- _JOB_: Which lines below fall between the one containing "Clone this chart in seaborn and matplotlib." and the one containing "import pandas as pd"? Repeat them exactly, counting both of those lines, and add nothing else.

- _DATASET_:
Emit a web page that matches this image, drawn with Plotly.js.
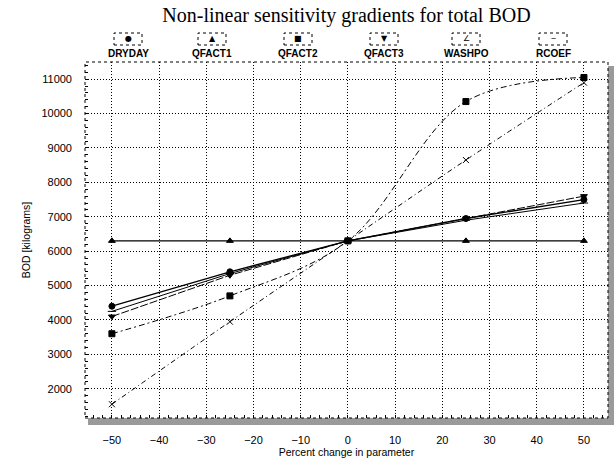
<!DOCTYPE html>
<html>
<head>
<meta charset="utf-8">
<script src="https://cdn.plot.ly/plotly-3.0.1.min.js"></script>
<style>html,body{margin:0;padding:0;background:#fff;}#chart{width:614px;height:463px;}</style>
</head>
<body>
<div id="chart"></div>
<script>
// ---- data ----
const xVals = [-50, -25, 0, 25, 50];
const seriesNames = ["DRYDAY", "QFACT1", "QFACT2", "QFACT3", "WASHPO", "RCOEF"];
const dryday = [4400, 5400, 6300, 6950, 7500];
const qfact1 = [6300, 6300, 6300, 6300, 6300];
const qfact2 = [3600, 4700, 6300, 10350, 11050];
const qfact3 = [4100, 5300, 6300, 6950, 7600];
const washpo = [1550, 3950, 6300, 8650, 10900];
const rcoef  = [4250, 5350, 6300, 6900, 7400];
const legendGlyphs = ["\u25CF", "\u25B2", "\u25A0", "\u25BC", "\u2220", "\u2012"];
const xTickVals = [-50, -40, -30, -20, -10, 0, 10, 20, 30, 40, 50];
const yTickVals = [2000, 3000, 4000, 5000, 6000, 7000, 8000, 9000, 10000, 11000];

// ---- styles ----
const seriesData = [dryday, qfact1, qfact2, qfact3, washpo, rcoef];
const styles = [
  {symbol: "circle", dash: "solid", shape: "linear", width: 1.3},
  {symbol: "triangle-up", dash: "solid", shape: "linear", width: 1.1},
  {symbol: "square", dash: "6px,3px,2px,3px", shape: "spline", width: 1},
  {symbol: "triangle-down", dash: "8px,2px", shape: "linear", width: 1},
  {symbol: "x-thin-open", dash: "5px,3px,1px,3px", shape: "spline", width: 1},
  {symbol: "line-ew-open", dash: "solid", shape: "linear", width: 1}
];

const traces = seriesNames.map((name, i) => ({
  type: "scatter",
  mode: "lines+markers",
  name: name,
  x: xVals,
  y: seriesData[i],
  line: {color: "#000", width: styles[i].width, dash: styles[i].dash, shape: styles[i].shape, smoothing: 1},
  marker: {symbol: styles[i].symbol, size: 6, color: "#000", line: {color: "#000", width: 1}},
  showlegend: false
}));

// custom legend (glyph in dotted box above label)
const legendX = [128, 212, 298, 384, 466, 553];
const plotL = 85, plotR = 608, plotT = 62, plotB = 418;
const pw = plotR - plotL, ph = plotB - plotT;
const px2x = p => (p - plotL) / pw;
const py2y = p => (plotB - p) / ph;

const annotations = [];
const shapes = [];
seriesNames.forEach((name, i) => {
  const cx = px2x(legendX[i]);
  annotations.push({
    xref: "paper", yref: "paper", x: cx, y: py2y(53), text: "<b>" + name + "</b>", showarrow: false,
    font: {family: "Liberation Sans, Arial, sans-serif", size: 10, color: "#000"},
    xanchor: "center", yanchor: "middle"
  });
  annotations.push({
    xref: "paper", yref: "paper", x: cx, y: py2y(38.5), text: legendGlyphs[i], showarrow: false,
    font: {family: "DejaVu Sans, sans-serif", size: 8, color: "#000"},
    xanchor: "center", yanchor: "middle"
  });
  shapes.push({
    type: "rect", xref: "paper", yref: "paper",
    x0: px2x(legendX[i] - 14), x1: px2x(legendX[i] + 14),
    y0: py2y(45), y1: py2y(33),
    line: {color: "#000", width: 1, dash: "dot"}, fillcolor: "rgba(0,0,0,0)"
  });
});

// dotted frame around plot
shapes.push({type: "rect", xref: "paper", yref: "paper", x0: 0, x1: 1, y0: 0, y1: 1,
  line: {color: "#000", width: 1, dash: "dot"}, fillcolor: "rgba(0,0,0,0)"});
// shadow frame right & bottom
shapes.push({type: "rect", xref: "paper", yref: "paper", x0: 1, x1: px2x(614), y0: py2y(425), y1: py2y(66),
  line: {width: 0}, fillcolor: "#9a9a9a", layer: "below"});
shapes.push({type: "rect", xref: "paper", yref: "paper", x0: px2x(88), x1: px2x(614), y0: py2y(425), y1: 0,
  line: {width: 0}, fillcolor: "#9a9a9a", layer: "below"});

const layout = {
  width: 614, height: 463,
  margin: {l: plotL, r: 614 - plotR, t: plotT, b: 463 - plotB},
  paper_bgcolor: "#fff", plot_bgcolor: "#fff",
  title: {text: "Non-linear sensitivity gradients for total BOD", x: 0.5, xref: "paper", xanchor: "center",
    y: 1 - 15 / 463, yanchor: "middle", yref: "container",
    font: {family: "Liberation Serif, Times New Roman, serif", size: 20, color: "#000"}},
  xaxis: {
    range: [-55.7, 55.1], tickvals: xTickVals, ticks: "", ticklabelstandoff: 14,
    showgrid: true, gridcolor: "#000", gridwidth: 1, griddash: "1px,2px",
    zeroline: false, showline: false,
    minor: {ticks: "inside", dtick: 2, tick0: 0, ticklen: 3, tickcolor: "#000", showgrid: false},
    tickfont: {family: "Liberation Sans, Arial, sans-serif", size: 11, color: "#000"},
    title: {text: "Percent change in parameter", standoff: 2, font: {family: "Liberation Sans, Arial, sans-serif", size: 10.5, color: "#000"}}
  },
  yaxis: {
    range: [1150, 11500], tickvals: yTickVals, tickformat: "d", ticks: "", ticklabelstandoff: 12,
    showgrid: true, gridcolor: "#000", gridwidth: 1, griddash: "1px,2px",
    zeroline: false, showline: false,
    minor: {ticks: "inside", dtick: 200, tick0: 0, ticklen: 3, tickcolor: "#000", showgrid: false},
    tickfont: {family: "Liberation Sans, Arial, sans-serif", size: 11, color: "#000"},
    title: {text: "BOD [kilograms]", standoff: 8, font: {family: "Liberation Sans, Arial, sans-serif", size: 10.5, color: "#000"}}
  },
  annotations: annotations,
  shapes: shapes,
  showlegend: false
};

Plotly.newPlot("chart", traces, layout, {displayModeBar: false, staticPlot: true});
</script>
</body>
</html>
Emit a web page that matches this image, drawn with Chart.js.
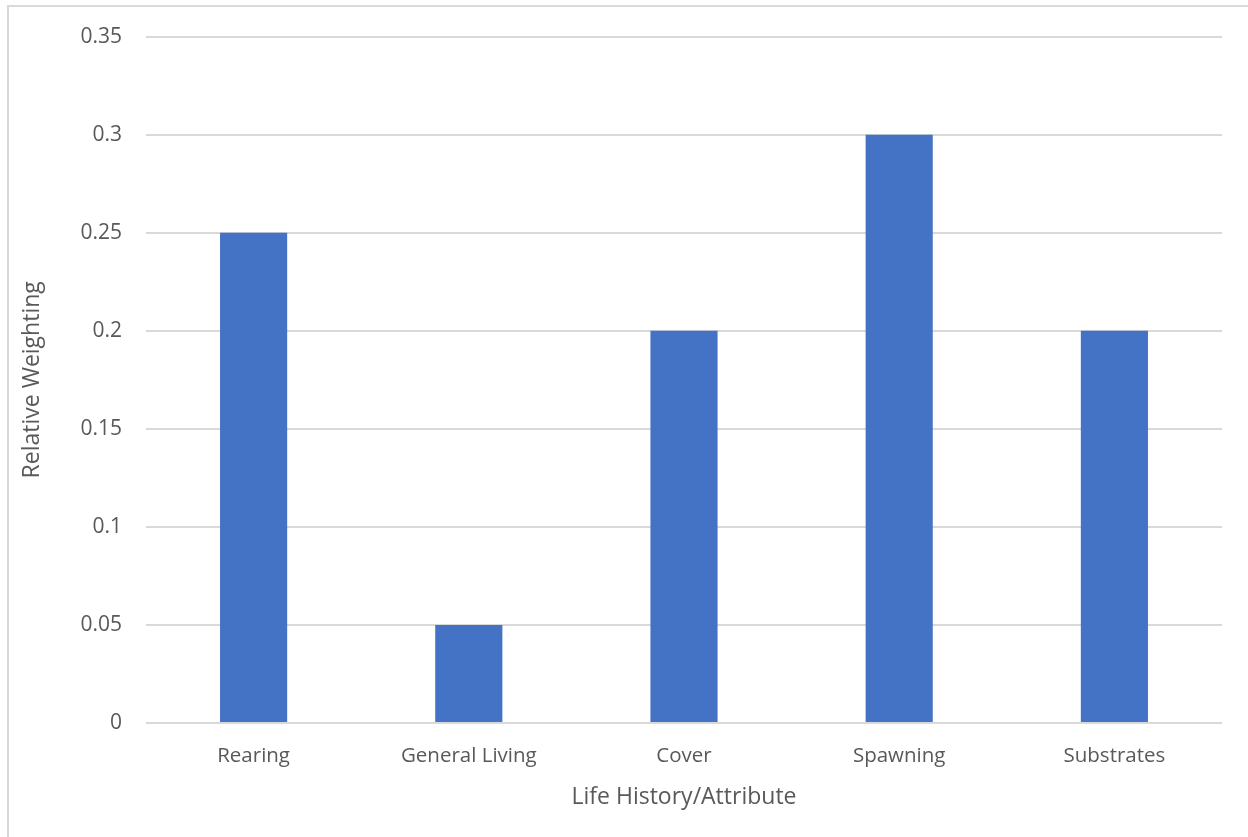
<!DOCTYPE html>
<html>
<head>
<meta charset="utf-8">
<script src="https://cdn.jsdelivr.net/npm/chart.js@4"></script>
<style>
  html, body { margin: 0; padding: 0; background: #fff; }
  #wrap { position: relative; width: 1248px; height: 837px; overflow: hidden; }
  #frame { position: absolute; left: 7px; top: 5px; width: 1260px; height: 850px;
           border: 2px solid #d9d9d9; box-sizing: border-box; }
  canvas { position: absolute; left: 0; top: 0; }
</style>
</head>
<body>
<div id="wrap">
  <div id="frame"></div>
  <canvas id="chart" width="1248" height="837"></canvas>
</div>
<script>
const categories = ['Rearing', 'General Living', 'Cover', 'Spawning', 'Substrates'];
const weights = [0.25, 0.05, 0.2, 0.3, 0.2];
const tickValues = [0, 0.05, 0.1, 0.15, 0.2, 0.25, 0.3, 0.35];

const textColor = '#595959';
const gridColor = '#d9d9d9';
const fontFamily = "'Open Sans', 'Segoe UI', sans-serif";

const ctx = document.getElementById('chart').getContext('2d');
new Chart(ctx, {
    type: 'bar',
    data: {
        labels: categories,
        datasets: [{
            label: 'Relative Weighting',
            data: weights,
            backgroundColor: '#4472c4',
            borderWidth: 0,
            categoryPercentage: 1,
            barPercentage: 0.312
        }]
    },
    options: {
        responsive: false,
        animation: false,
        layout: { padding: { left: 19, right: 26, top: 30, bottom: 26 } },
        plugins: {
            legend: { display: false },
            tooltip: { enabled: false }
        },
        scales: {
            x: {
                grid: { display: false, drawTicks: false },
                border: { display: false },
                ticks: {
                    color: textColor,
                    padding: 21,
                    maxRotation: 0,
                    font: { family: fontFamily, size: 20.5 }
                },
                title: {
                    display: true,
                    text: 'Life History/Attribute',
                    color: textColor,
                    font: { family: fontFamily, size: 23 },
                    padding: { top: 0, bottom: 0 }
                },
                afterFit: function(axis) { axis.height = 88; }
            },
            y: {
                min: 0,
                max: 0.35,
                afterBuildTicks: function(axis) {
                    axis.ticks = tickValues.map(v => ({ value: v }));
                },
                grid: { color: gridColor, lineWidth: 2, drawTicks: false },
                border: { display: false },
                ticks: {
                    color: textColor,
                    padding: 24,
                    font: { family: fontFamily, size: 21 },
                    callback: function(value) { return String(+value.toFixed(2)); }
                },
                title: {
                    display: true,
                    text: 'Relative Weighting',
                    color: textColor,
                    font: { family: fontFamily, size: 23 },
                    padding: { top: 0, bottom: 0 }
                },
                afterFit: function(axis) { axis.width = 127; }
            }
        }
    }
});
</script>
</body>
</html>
...
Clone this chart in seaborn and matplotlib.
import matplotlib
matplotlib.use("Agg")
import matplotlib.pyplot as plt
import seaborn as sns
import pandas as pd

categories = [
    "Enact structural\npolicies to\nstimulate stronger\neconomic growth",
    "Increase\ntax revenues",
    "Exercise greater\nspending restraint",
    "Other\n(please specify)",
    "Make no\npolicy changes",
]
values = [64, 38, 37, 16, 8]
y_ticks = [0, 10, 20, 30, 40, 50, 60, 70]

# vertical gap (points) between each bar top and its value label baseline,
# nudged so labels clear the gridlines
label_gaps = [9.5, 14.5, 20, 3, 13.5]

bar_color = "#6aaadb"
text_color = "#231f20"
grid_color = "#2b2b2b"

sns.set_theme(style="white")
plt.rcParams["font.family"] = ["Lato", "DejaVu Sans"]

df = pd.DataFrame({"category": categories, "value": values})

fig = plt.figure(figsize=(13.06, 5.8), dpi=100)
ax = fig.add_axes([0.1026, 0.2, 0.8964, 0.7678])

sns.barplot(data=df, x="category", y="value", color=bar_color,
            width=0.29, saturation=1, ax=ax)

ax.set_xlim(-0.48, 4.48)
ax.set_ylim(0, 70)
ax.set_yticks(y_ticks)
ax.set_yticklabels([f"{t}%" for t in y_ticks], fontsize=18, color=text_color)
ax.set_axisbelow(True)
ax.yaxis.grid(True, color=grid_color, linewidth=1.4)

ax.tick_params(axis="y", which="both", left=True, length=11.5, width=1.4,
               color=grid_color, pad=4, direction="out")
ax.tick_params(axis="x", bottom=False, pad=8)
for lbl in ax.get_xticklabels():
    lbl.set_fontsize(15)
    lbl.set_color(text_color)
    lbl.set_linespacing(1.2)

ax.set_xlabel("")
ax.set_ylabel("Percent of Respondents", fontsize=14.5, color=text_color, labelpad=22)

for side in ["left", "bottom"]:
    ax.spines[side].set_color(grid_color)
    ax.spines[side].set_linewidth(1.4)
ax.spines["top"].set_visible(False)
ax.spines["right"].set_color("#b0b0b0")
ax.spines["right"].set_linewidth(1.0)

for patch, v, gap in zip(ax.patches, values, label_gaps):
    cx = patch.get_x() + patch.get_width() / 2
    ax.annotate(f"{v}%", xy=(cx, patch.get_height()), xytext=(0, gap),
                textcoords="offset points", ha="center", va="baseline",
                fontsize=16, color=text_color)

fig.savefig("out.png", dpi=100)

- _RESULT OF THIS EXERCISE_:
Clone this chart in seaborn and matplotlib.
import matplotlib
matplotlib.use("Agg")
import matplotlib.pyplot as plt
import seaborn as sns
import pandas as pd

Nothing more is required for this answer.